I keep reading about folk seduced by North Norfolk, but it’s not for me. Full of ghastly gastropubs, warm beer and North Londoners on mini-breaks, it’s my idea of Maidenhead-by-the-Sea.
But Wells is where I spent some of my podgy childhood eating chips and playing the gaming machines in Pop Inn amusements. It’s still there !
On a shove-penny machine like the ones below I won an actual cigarette in 1976, which at the age of 11 was a bit of a dilemma. Luckily our neighbour George gave me a Freddo (old size) for it when we got home, Innocent days.
Slot machines apart, Wells is a quirky little town without the airs and graces of “Sunny Hunny”, with some proper seaside variety stores,
and some questionably named pubs.
It’s not posh, but the narrow streets give it a touch of Staithes, though without the cliff-top views. From the walk along Beach Road you can see the little islands where I used to annoy my Dad by getting stranded by strong currents while he was reading the Express.
Of course, the B&Bs along the quayside are now preceded with “Luxury“, which is entirely North London’s fault. What’s wrong with “Economy” ?
Despite a decent number of day-trippers for late November, it was tranquil and stunning.
The boat in the top photo is the Albatros.

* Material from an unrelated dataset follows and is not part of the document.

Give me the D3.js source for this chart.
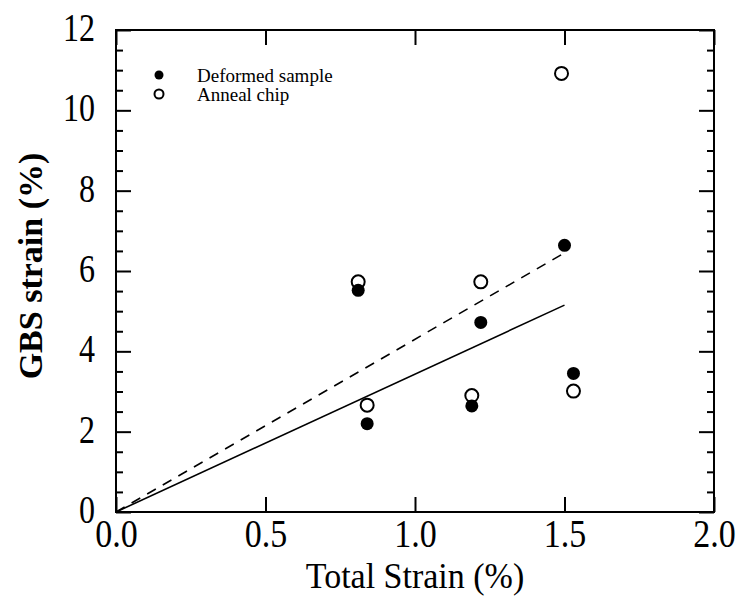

One of our quirkiest GBG pubs alongside Grimsby’s Barge, it’s run by a Dutchman who ran aground many years ago with an unlimited supply of Woodfordes Wherry and pancake ingredients. I’m convinced most locals don’t actually realise it’s a pub.
Up the pedestrianised main street past the gastropubs you reach the Edinburgh, which is the sort of place you’d expect to find Glaswegians in, if you know what I mean. “Bass occasionally” says WhatPub. More false hope, I’m afraid.
Which leaves Guide newbie the Lifeboat, reopened recently by great Dane Carsten after closure in 1999.
Primarily a B&B, the bar is small and cosy and I confess I feared the worst for the beer without a horde of regulars at the bar.
But the beer range is tight and sensible, and the Moon Gazer Pale cool and tasty (NBSS 3.5). I told Carsten his beer was good, and he gave me a passionate tale of cellar management, of putting the beer to bed and cleaning the lines, of keeping beer at 11-12 degrees. Such enthusiasm for cask is rare and wonderful.
We compared notes on the Copenhagen drinking scene, but I sense Mikkeller may not displacing Carlsberg Export on his bar anytime soon. Lovely man.